How can banks restore the integrity and security of the electoral process?

Even before I heard about the Madrid train bombings, it crossed my mind that March 11 was the semi-anniversary of our own encounter with evil on 9/11. Unusual as it may sound, the calendar has become a weapon used against us in the war on terror.

Now that a cruelly timed attack has been shown to have influence over the course of free elections, we're likely to experience more such events in the years to come. That is, unless we figure out how to neutralize the calendar.

Consider this: You can go onto your Internet banking site and schedule any number of activities to occur in the future. So if you can schedule a loan payment for Nov. 2, why can't you schedule your vote in advance as well?

For authentication and confirmation of online ballots, voters could be asked to visit, say, a bank branch. Then, the same identity-verification processes could be used for voting as for payments. As an added benefit, universal suffrage would translate into universal participation in banking networks.
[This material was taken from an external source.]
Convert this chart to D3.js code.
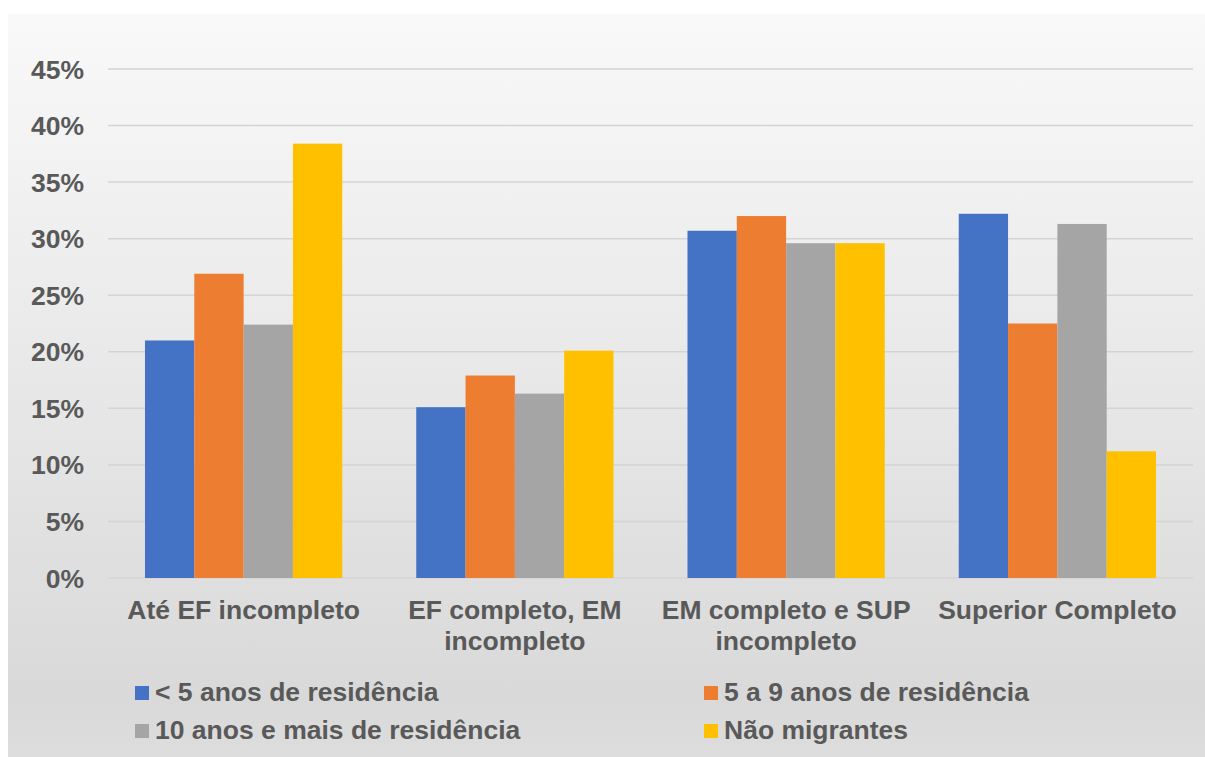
<!DOCTYPE html>
<html>
<head>
<meta charset="utf-8">
<script src="https://cdn.jsdelivr.net/npm/d3@7"></script>
<style>
  body { margin: 0; background: #fff; }
  text { font-family: "Liberation Sans", Arial, sans-serif; font-weight: bold; fill: #595959; }
</style>
</head>
<body>
<script>
// categories (label lines) and series
var categories = ['Até EF incompleto', 'EF completo, EM incompleto', 'EM completo e SUP incompleto', 'Superior Completo'];
var categoryLines = [
  ['Até EF incompleto'],
  ['EF completo, EM', 'incompleto'],
  ['EM completo e SUP', 'incompleto'],
  ['Superior Completo']
];
var seriesNames = ['< 5 anos de residência', '5 a 9 anos de residência', '10 anos e mais de residência', 'Não migrantes'];
var seriesColors = ['#4472C4', '#ED7D31', '#A5A5A5', '#FFC000'];

var menos5 = [21.0, 15.1, 30.7, 32.2];
var de5a9 = [26.9, 17.9, 32.0, 22.5];
var mais10 = [22.4, 16.3, 29.6, 31.3];
var naoMigr = [38.4, 20.1, 29.6, 11.2];
var seriesValues = [menos5, de5a9, mais10, naoMigr];

var yTicks = [0, 5, 10, 15, 20, 25, 30, 35, 40, 45];

var W = 1205, H = 757;
var fontSize = '26.5px';

var svg = d3.select('body').append('svg')
  .attr('width', W)
  .attr('height', H);

// background gradient like the excel chart area
var grad = svg.append('defs').append('linearGradient')
  .attr('id', 'bg')
  .attr('x1', 0).attr('y1', 0).attr('x2', 0).attr('y2', 1);
grad.append('stop').attr('offset', '0%').attr('stop-color', '#f9f9f9');
grad.append('stop').attr('offset', '92%').attr('stop-color', '#d9d9d9');
grad.append('stop').attr('offset', '100%').attr('stop-color', '#dddddd');

svg.append('rect')
  .attr('x', 8).attr('y', 14)
  .attr('width', W - 8).attr('height', H - 14)
  .attr('fill', 'url(#bg)');

var x0 = d3.scaleBand()
  .domain(categories)
  .range([108, 1193]);

var x1 = d3.scaleBand()
  .domain(d3.range(seriesNames.length))
  .range([0, x0.bandwidth()])
  .paddingInner(0)
  .paddingOuter(0.75);

var y = d3.scaleLinear()
  .domain([0, 45])
  .range([578, 69]);

// gridlines
svg.append('g')
  .selectAll('line')
  .data(yTicks)
  .enter().append('line')
    .attr('x1', 108)
    .attr('x2', 1193)
    .attr('y1', d => y(d))
    .attr('y2', d => y(d))
    .style('stroke', '#d4d4d4')
    .style('stroke-width', 1.5);

// y axis labels
var yAxis = d3.axisLeft(y)
  .tickValues(yTicks)
  .tickFormat(d => d + '%')
  .tickSize(0)
  .tickPadding(24);

var yg = svg.append('g')
  .attr('transform', 'translate(108,0)')
  .call(yAxis);
yg.select('.domain').remove();
yg.selectAll('text')
  .style('font-size', fontSize)
  .style('font-family', '"Liberation Sans", Arial, sans-serif')
  .attr('fill', '#595959')
  .attr('dy', '0.34em');

// bars
seriesValues.forEach((vals, si) => {
  svg.append('g')
    .selectAll('rect')
    .data(vals)
    .enter().append('rect')
      .attr('x', (d, i) => x0(categories[i]) + x1(si))
      .attr('y', d => y(d))
      .attr('width', x1.bandwidth())
      .attr('height', d => y(0) - y(d))
      .style('fill', seriesColors[si]);
});

// category labels
var cat = svg.append('g')
  .selectAll('text')
  .data(categoryLines)
  .enter().append('text')
    .attr('text-anchor', 'middle')
    .style('font-size', fontSize)
    .attr('transform', (d, i) => 'translate(' + (x0(categories[i]) + x0.bandwidth() / 2) + ',619)');
cat.selectAll('tspan')
  .data(d => d)
  .enter().append('tspan')
    .attr('x', 0)
    .attr('y', (d, j) => j * 31)
    .text(d => d);

// legend, 2 columns x 2 rows
var legX = [135, 704];
var legY = [701, 739];
var leg = svg.append('g')
  .selectAll('g')
  .data(seriesNames)
  .enter().append('g')
    .attr('transform', (d, i) => 'translate(' + legX[i % 2] + ',' + legY[Math.floor(i / 2)] + ')');
leg.append('rect')
  .attr('x', 0).attr('y', -15)
  .attr('width', 14).attr('height', 14)
  .style('fill', (d, i) => seriesColors[i]);
leg.append('text')
  .attr('x', 20)
  .attr('y', 0)
  .style('font-size', fontSize)
  .text(d => d);
</script>
</body>
</html>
The banks could profit from offering value-added voting services. For instance, online financial calculators could demonstrate how each candidate believes his or her proposed budget and tax proposals would impact a family's savings and retirement plans. Plus, each time a wavering voter wanted to certify a changed ballot, that's an opportunity for the bank to cross-sell life insurance or retirement accounts.

Of course, nobody should be able to count the citizenry's secret ballots until the polls close on Election Day. But it might be a useful deterrent to electoral terrorism if we could publicize that, for instance, 75 percent of the eligible votes have already been scheduled (if not cast) by August.

Who's going to pay for all this? Over time, candidates for elected office should find better value in sponsoring financial calculators on banks' Web sites than in supporting the TV networks' salacious garbage with expensive 30-second spots destined for TiVo-enabled oblivion.

All it would take is the development of an open-source voting protocol and the political courage to use it.